Durant l’état de siège, décrété le 13 décembre 1981, il est interné presque un an. Elle, qui n’aime pas la politique, se met à donner des interviews. «C’était mon devoir, j’ai toujours été forte dans l’adversité.» Elle n’en reste pas moins celle qui confie lire surtout des histoires d’amour, et pleurer à tous les mariages. Lorsqu’il est relâché et revient, épaissi, à la maison, elle a ce cri du cœur: «C’était répugnant à voir. Il n’était pas gros mais plutôt gonflé, comme une poupée en caoutchouc.»

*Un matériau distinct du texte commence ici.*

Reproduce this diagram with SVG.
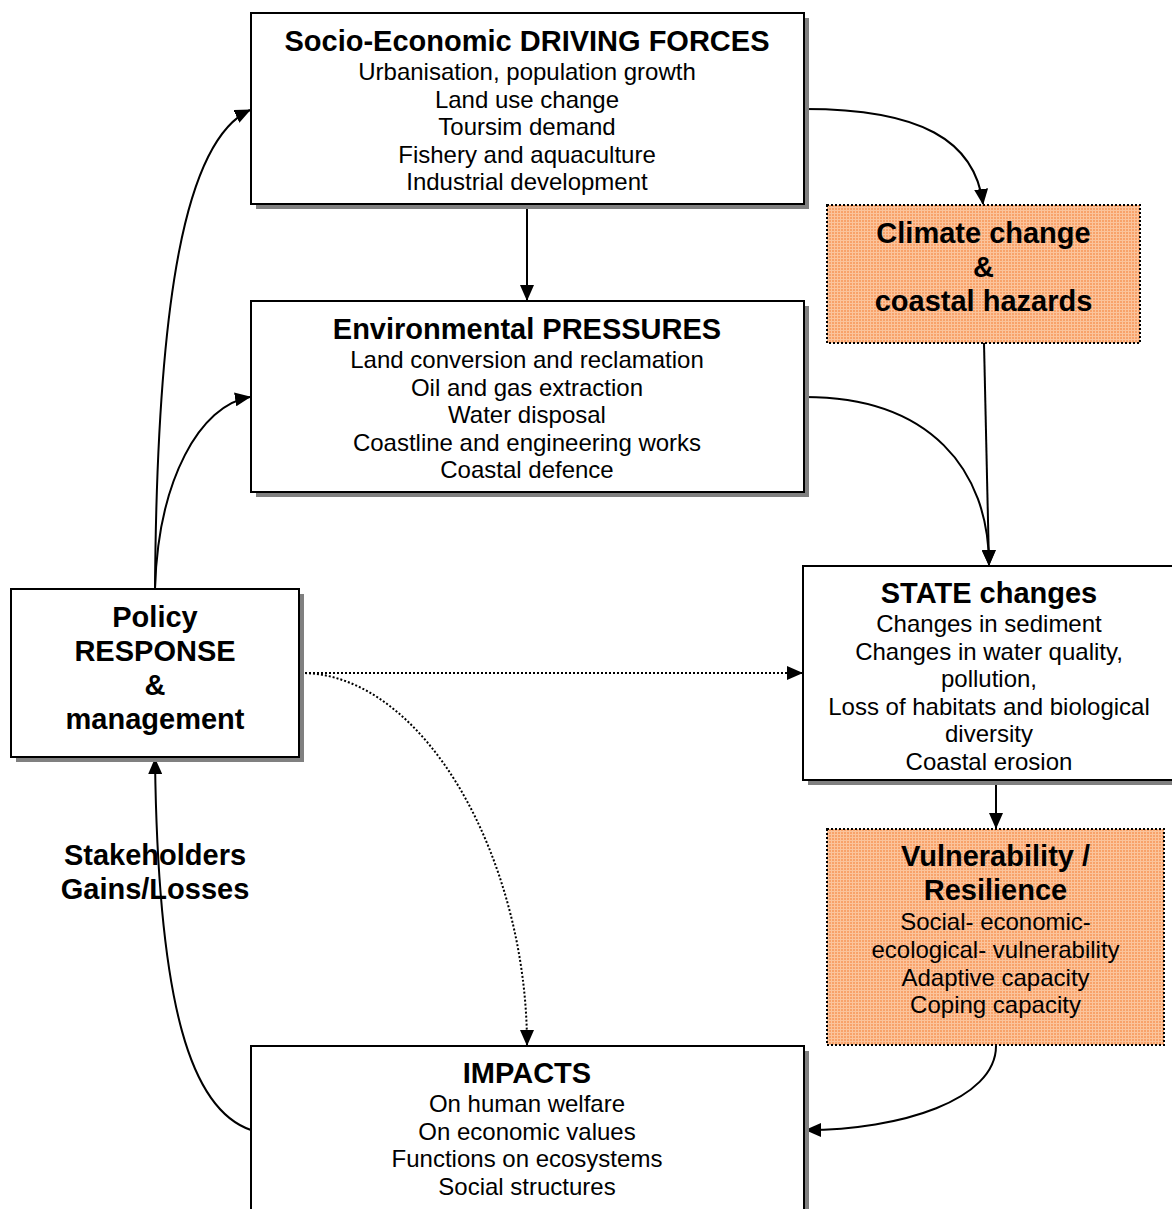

Le moment clé est la remise du Prix Nobel de la paix décerné à Walesa en 1983, qu’elle va chercher à sa place, à Oslo. Le leader de Solidarité est convaincu que s’il quitte la Pologne, les communistes l’empêcheront de rentrer, trop contents de se débarrasser de cet «élément antisocialiste». Fine et droite à la tribune, tout de noir vêtue, elle prononce le discours de remerciements sans trébucher. Sa prestation est saluée par les médias du monde entier. «Je n’ai été remarquée, je n’ai obtenu de la reconnaissance, je n’ai été la première qu’en allant chercher ce Nobel. Jusqu’ici, personne ne faisait attention à moi.» A son retour, Walesa ne la félicite pas. Il n’a jamais apprécié qu’on lui fasse de l’ombre. De là naît, chez lui, une sorte de jalousie. Lorsqu’elle lui a parlé de son projet de récit, il l’a pris de haut: «On verra bien ce que ça va donner!» Vendu à près de 500 000 exemplaires, en Pologne, il ne l’a toujours pas lu. «Il en connaît des extraits, car on l’a interviewé à ce sujet.» Danuta espère qu’un jour, il le lira. Comme on ne se refait pas, elle ajoute qu’«elle avait espéré qu’avec ce livre, peut-être, il reviendrait vers [elle]».
«Si c’était à refaire, je ne changerais pas ma vie. Grâce à Walesa, j’ai côtoyé les grands de ce monde, Jean Paul II, les Bush, Margaret Thatcher.» Pourtant, elle avoue un regret: ne pas s’être assez fait entendre. Pour les fleurs, elle a aussi du mal à se résigner. «Maintenant, quand il m’en apporte, je sais que quelqu’un les lui a offertes, écrit-elle, non, pardon, il m’en a déjà acheté. Une fois, une orchidée en pot.» Rêves et secrets, Editions Buchet-Chastel.